The verdict: I like the simplicity of the user interface but one thing is lacking.
What You Cannot Do
I was disappointed that I cannot download PDF statement of MP2 and Regular Savings.
Sure I can check how much is my contribution, if it reflects my actual contribution.
But I still think it is important to have a downloadable statement like Employee’s Statement of Accumulated Value (ESAV) or a summary of contribution.
Should I request an ESAV through email like I used to do? I can but I am not comfortable to give personal information and identification each time.
The online improvement is a good start and I hope that it will continue to have more necessary features (like PDF).
I will use my online account to pay for Regular Savings and MP2. As for other features, I am not going to apply for loans anytime soon. Someday. Maybe or not.
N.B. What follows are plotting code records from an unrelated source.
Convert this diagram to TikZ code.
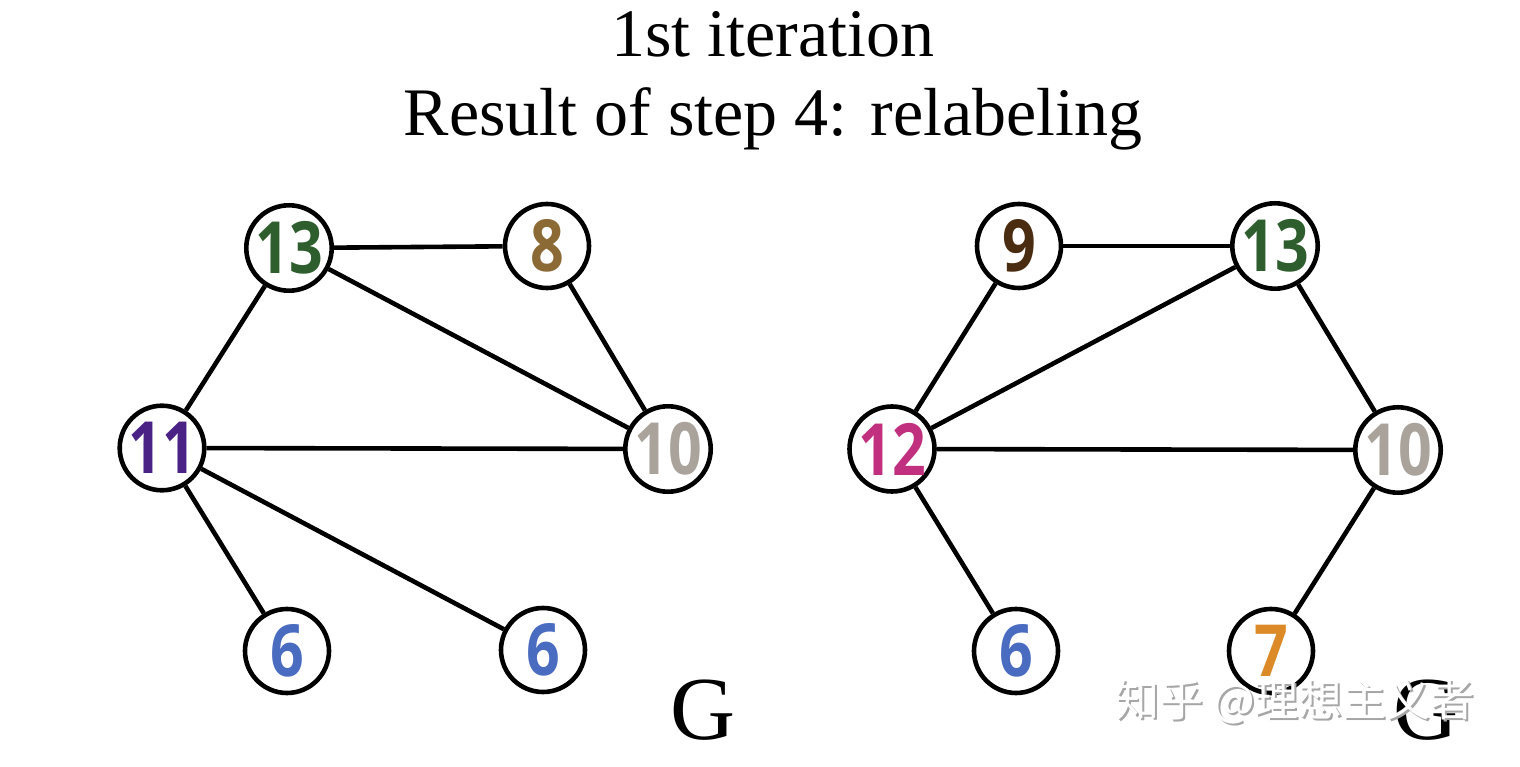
\documentclass[tikz,border=0pt]{standalone}
\usepackage{fontspec}
\setmainfont{Liberation Serif}
\newfontfamily\numfont[FakeStretch=0.82]{Open Sans}
\newfontfamily\cjkfont{Noto Sans CJK SC}
\definecolor{cgreen}{HTML}{2F5E2E}
\definecolor{cbrown}{HTML}{8C6A35}
\definecolor{cpurple}{HTML}{4A2184}
\definecolor{cgray}{HTML}{A9A39B}
\definecolor{cblue}{HTML}{4A6CC0}
\definecolor{cdbrown}{HTML}{4A2C10}
\definecolor{cmagenta}{HTML}{C0307F}
\definecolor{corange}{HTML}{DC8A28}
\begin{document}
\begin{tikzpicture}[x=1pt,y=1pt,
  vnode/.style={circle,draw=black,line width=4.6pt,fill=white,minimum size=84pt,inner sep=0pt,
    font=\numfont\bfseries\fontsize{72}{72}\selectfont},
  edge/.style={line width=4.6pt,black},
  title/.style={font=\fontsize{68}{68}\selectfont},
  glabel/.style={font=\fontsize{90}{90}\selectfont}]
\useasboundingbox (0,0) rectangle (1520,766);
\fill[white] (0,0) rectangle (1520,766);
% titles
\node[title] (t1) at (773,732) {1st iteration};
\node[title] (t2) at (773,647) {Result of step 4: relabeling};
% left graph
\node[vnode,text=cgreen]  (a13) at (289,518) {13};
\node[vnode,text=cbrown]  (a8)  at (547,520) {8};
\node[vnode,text=cpurple] (a11) at (162,318) {11};
\node[vnode,text=cgray]   (a10) at (668,317) {10};
\node[vnode,text=cblue]   (a6a) at (287,115) {6};
\node[vnode,text=cblue]   (a6b) at (543,116) {6};
% right graph
\node[vnode,text=cdbrown]  (b9)  at (1019,520) {9};
\node[vnode,text=cgreen]   (b13) at (1275,520) {13};
\node[vnode,text=cmagenta] (b12) at (892,317) {12};
\node[vnode,text=cgray]    (b10) at (1398,316) {10};
\node[vnode,text=cblue]    (b6)  at (1016,115) {6};
\node[vnode,text=corange]  (b7)  at (1271,115) {7};
% edges left
\draw[edge] (a13) -- (a8);
\draw[edge] (a13) -- (a10);
\draw[edge] (a13) -- (a11);
\draw[edge] (a11) -- (a10);
\draw[edge] (a11) -- (a6a);
\draw[edge] (a11) -- (a6b);
\draw[edge] (a8) -- (a10);
% edges right
\draw[edge] (b9) -- (b13);
\draw[edge] (b9) -- (b12);
\draw[edge] (b12) -- (b13);
\draw[edge] (b12) -- (b10);
\draw[edge] (b12) -- (b6);
\draw[edge] (b13) -- (b10);
\draw[edge] (b10) -- (b7);
% G labels
\node[glabel] (g1) at (703,56) {G};
\node[glabel] (g2) at (1426,56) {G};
% watermark
\node[font=\cjkfont\fontsize{44}{44}\selectfont,text=black!35] (wm0) at (1297,62) {知乎 @理想主义者};
\node[font=\cjkfont\fontsize{44}{44}\selectfont,text=white] (wm) at (1295,64) {知乎 @理想主义者};
\end{tikzpicture}
\end{document}
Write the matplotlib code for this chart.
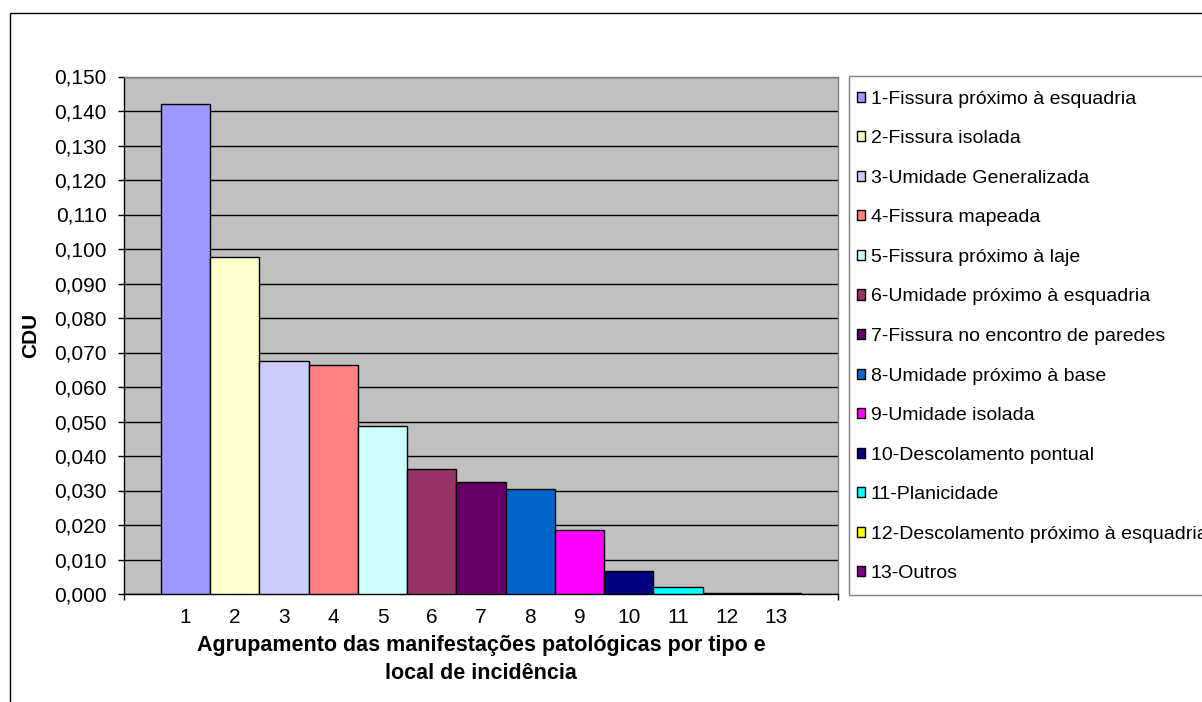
import numpy as np
import matplotlib
matplotlib.use("Agg")
import matplotlib.pyplot as plt
from matplotlib.patches import Rectangle

plt.rcParams['font.family'] = ['Liberation Sans', 'DejaVu Sans']

# Data
groups = ["1", "2", "3", "4", "5", "6", "7", "8", "9", "10", "11", "12", "13"]
legend_labels = [
    "1-Fissura próximo à esquadria",
    "2-Fissura isolada",
    "3-Umidade Generalizada",
    "4-Fissura mapeada",
    "5-Fissura próximo à laje",
    "6-Umidade próximo à esquadria",
    "7-Fissura no encontro de paredes",
    "8-Umidade próximo à base",
    "9-Umidade isolada",
    "10-Descolamento pontual",
    "11-Planicidade",
    "12-Descolamento próximo à esquadria",
    "13-Outros",
]
cdu_values = [0.1421, 0.0978, 0.0674, 0.0665, 0.0488, 0.0363, 0.0325,
              0.0305, 0.0186, 0.0067, 0.0021, 0.0003, 0.0003]
bar_colors = ["#9999FF", "#FFFFCC", "#CCCCFF", "#FF8080", "#CCFFFF", "#993366",
              "#660066", "#0066CC", "#FF00FF", "#000080", "#00FFFF", "#FFFF00",
              "#800080"]
y_ticks = [i / 1000 for i in range(0, 151, 10)]

W, H = 1202, 702
fig = plt.figure(figsize=(W / 100, H / 100), dpi=100)
fig.patch.set_facecolor("white")

# outer chart border
fig.add_artist(Rectangle((9.5 / W, -0.1), 2.0, 1.1 - 12.5 / H,
                         transform=fig.transFigure, fill=False,
                         edgecolor="black", linewidth=1.0, clip_on=False))

ax_l, ax_r, ax_t, ax_b = 124, 838, 76.5, 594
ax = fig.add_axes([ax_l / W, (H - ax_b) / H, (ax_r - ax_l) / W, (ax_b - ax_t) / H])
ax.set_facecolor("#C0C0C0")

x = np.arange(1, len(groups) + 1)
handles = []
for xi, v, c, lab in zip(x, cdu_values, bar_colors, legend_labels):
    b = ax.bar(xi, v, width=1.0, color=c, edgecolor="black", linewidth=1.0,
               label=lab, zorder=3)
    handles.append(b)

ax.set_xlim(-0.25, 14.25)
ax.set_ylim(0, 0.150)

ax.set_yticks(y_ticks)
ax.set_yticklabels([f"{t:.3f}".replace(".", ",") for t in y_ticks], fontsize=15)
ax.yaxis.grid(True, color="black", linewidth=1.0, zorder=1)
ax.set_axisbelow(True)
ax.tick_params(axis="y", length=4.5, width=1.0, pad=8, color="black")

ax.set_xticks(x)
ax.set_xticklabels(groups, fontsize=15)
ax.tick_params(axis="x", which="major", length=0, pad=10)
ax.set_xticks([-0.25, 14.25], minor=True)
ax.tick_params(axis="x", which="minor", length=4, width=1.0, color="black")

for s in ("left", "bottom"):
    ax.spines[s].set_color("black")
    ax.spines[s].set_linewidth(1.0)
for s in ("top", "right"):
    ax.spines[s].set_color("#808080")
    ax.spines[s].set_linewidth(1.0)

ax.set_xlabel("Agrupamento das manifestações patológicas por tipo e\nlocal de incidência",
              fontsize=15.5, fontweight="bold", labelpad=6, linespacing=1.45)
fig.text(31 / W, 1 - 335 / H, "CDU", rotation=90, fontsize=15, fontweight="bold",
         ha="center", va="center")

# legend box drawn separately so entry spacing and padding can be set freely
fig.add_artist(Rectangle((848.5 / W, 1 - 595 / H), 2.0, (595 - 76) / H,
                         transform=fig.transFigure, facecolor="white",
                         edgecolor="#808080", linewidth=1.0, clip_on=False))
leg = fig.legend(handles=handles, labels=legend_labels,
                 loc="upper left", bbox_to_anchor=(848.5 / W, 1 - 82.5 / H),
                 bbox_transform=fig.transFigure, borderaxespad=0,
                 fontsize=14, frameon=False,
                 handlelength=0.42, handleheight=0.42, handletextpad=0.3,
                 labelspacing=1.16, borderpad=0.42)

fig.savefig("out.png", dpi=100)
If you are a Filipino (OFW or not) I encourage you to open a Virtual Pag-IBIG account. It makes paying and checking account information easier regardless of location.
How was your experience in using the website of Virtual Pag-IBIG?
Earl Dieta says
Trying to wrap my head around about this Pag-IBIG thing, what is the benefit of investing here versus putting your saving in Canadian/US market? Note that I don’t have any Philippines accounts other than being a dual citizenship but no Philippines passport.
Pwede Padala Gal says
It’s a matter of preference and diversification. I like to have savings in Canada and in the Philippines; others might prefer to have all their assets in the country of residence. Whatever is the strategy, it should be aligned with the goal in mind for different phases (working, retirement, etc).